For the Spanish government, the freed prisoners are proof its policy of reaching out to the island is bearing fruit.  Spanish Foreign Minister Miguel Ángel Moratinos, who helped broker the projected release of the 52 prisoners, said it “opens a new era for Cuba.” He has also reiterated the belief of the Socialist government of José Luis Rodríguez Zapatero that the European Union’s “common position,” which demands human rights improvements from Cuba as a condition for resuming normal relations, needs to be softened.

Spain’s main opposition Popular Party does not agree. Nor does Waldo Díaz-Balart, a Cuban artist who lives in Madrid and whose sister Mirta was once married to Fidel Castro.

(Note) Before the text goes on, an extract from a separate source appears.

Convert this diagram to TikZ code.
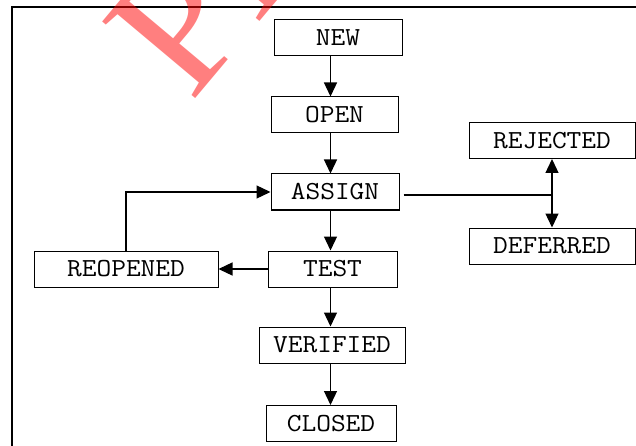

“This is a farce because they are using these poor political prisoners as merchandise. They have been sent over here and now they have to find a way of earning a living,” Díaz-Balart said from his Madrid studio. “The Zapatero government is helping Castro,” he added. “This is a conscious policy by the Spanish government to keep Fidel Castro in power.”

But those released and brought to Spain in the last few days seem optimistic for the most part that their country will see major political change sooner rather than later. Few of them, however, can forget their seven years in jail.

“I have a slogan from the years I was in prison that says ‘when my wounds are healed someone will be paying for having inflicted them,’” said Antonio Villarreal. “Because you can forget about the people you laughed with, but you can never forget those who made you cry.”